> [Task instructions]: Set down all of the data that follows word for word, without the images.

> [Data block]:
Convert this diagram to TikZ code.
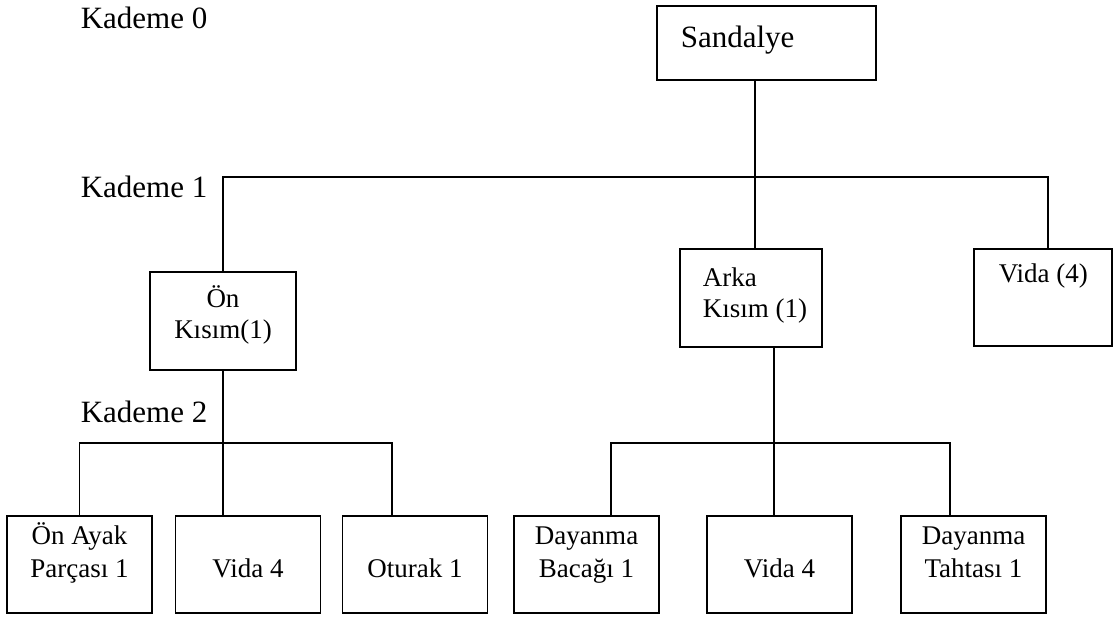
\documentclass[tikz,border=0pt]{standalone}
\usepackage{fontspec}
\setmainfont{Liberation Serif}
\begin{document}
\begin{tikzpicture}[x=0.5pt,y=-0.5pt,
  line width=0.8pt,
  box/.style={draw, rectangle, inner sep=0pt, outer sep=0pt,
              minimum width=72.5pt, minimum height=48.5pt},
  lvl/.style={anchor=base west, inner sep=0pt, font=\fontsize{15.5}{18}\selectfont},
  txt/.style={anchor=base, inner sep=0pt, font=\fontsize{13.5}{16}\selectfont},
  txtl/.style={txt, anchor=base west}]
\useasboundingbox (0,0) rectangle (1115,618);

% level labels
\node[lvl] (k0) at (80,28) {Kademe 0};
\node[lvl] (k1) at (80,197) {Kademe 1};
\node[lvl] (k2) at (80,422) {Kademe 2};

% level 0
\node[box, minimum width=109.5pt, minimum height=37pt] (sand) at (766.5,43) {};
\node[lvl] (sandt) at (680,47) {Sandalye};

% level 1
\node[box, minimum width=73pt, minimum height=49pt] (on) at (223,321) {};
\node[txt] (on1) at (223,307) {Ön};
\node[txt] (on2) at (223,338) {Kısım(1)};

\node[box, minimum width=71pt, minimum height=49pt] (arka) at (751,298) {};
\node[txtl] (arka1) at (702,286) {Arka};
\node[txtl] (arka2) at (702,317) {Kısım (1)};

\node[box, minimum width=69pt, minimum height=48.5pt] (vida) at (1043,297.5) {};
\node[txtl] (vidat) at (998,282) {Vida (4)};

% level 2
\node[box] (b1) at (79.5,564.5) {};
\node[txt] (b1a) at (79.5,544) {Ön Ayak};
\node[txt] (b1b) at (79.5,577) {Parçası 1};
\node[box] (b2) at (248,564.5) {};
\node[txt] (b2a) at (248,577) {Vida 4};
\node[box] (b3) at (415,564.5) {};
\node[txt] (b3a) at (415,577) {Oturak 1};
\node[box] (b4) at (586.5,564.5) {};
\node[txt] (b4a) at (586.5,544) {Dayanma};
\node[txt] (b4b) at (586.5,577) {Bacağı 1};
\node[box] (b5) at (779.5,564.5) {};
\node[txt] (b5a) at (779.5,577) {Vida 4};
\node[box] (b6) at (973.5,564.5) {};
\node[txt] (b6a) at (973.5,544) {Dayanma};
\node[txt] (b6b) at (973.5,577) {Tahtası 1};

% bus junctions
\coordinate (t1) at (755,177);
\coordinate (l1e) at (1048,177);
\coordinate (t2) at (223,443);
\coordinate (l2e) at (392,443);
\coordinate (t3) at (774,443);
\coordinate (r2w) at (611,443);
\coordinate (r2e) at (950,443);

% connectors level 0 -> 1
\draw (sand.south -| t1) -- (t1) -- (arka.north -| t1);
\draw (on.north) |- (l1e) -- (vida.north -| l1e);

% connectors level 1 -> 2
\draw (on.south) -- (t2) -- (b2.north -| t2);
\draw (b1.north) |- (l2e) -- (b3.north -| l2e);
\draw (arka.south -| t3) -- (t3) -- (b5.north -| t3);
\draw (b4.north -| r2w) |- (r2e) -- (b6.north -| r2e);
\end{tikzpicture}
\end{document}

> [Written solution]:
Convert this diagram to TikZ code.
\documentclass[tikz,border=0pt]{standalone}
\usepackage{fontspec}
\setmainfont{Liberation Serif}
\begin{document}
\begin{tikzpicture}[x=0.5pt,y=-0.5pt,
  line width=0.8pt,
  box/.style={draw, rectangle, inner sep=0pt, outer sep=0pt,
              minimum width=72.5pt, minimum height=48.5pt},
  lvl/.style={anchor=base west, inner sep=0pt, font=\fontsize{15.5}{18}\selectfont},
  txt/.style={anchor=base, inner sep=0pt, font=\fontsize{13.5}{16}\selectfont},
  txtl/.style={txt, anchor=base west}]
\useasboundingbox (0,0) rectangle (1115,618);

% level labels
\node[lvl] (k0) at (80,28) {Kademe 0};
\node[lvl] (k1) at (80,197) {Kademe 1};
\node[lvl] (k2) at (80,422) {Kademe 2};

% level 0
\node[box, minimum width=109.5pt, minimum height=37pt] (sand) at (766.5,43) {};
\node[lvl] (sandt) at (680,47) {Sandalye};

% level 1
\node[box, minimum width=73pt, minimum height=49pt] (on) at (223,321) {};
\node[txt] (on1) at (223,307) {Ön};
\node[txt] (on2) at (223,338) {Kısım(1)};

\node[box, minimum width=71pt, minimum height=49pt] (arka) at (751,298) {};
\node[txtl] (arka1) at (702,286) {Arka};
\node[txtl] (arka2) at (702,317) {Kısım (1)};

\node[box, minimum width=69pt, minimum height=48.5pt] (vida) at (1043,297.5) {};
\node[txtl] (vidat) at (998,282) {Vida (4)};

% level 2
\node[box] (b1) at (79.5,564.5) {};
\node[txt] (b1a) at (79.5,544) {Ön Ayak};
\node[txt] (b1b) at (79.5,577) {Parçası 1};
\node[box] (b2) at (248,564.5) {};
\node[txt] (b2a) at (248,577) {Vida 4};
\node[box] (b3) at (415,564.5) {};
\node[txt] (b3a) at (415,577) {Oturak 1};
\node[box] (b4) at (586.5,564.5) {};
\node[txt] (b4a) at (586.5,544) {Dayanma};
\node[txt] (b4b) at (586.5,577) {Bacağı 1};
\node[box] (b5) at (779.5,564.5) {};
\node[txt] (b5a) at (779.5,577) {Vida 4};
\node[box] (b6) at (973.5,564.5) {};
\node[txt] (b6a) at (973.5,544) {Dayanma};
\node[txt] (b6b) at (973.5,577) {Tahtası 1};

% bus junctions
\coordinate (t1) at (755,177);
\coordinate (l1e) at (1048,177);
\coordinate (t2) at (223,443);
\coordinate (l2e) at (392,443);
\coordinate (t3) at (774,443);
\coordinate (r2w) at (611,443);
\coordinate (r2e) at (950,443);

% connectors level 0 -> 1
\draw (sand.south -| t1) -- (t1) -- (arka.north -| t1);
\draw (on.north) |- (l1e) -- (vida.north -| l1e);

% connectors level 1 -> 2
\draw (on.south) -- (t2) -- (b2.north -| t2);
\draw (b1.north) |- (l2e) -- (b3.north -| l2e);
\draw (arka.south -| t3) -- (t3) -- (b5.north -| t3);
\draw (b4.north -| r2w) |- (r2e) -- (b6.north -| r2e);
\end{tikzpicture}
\end{document}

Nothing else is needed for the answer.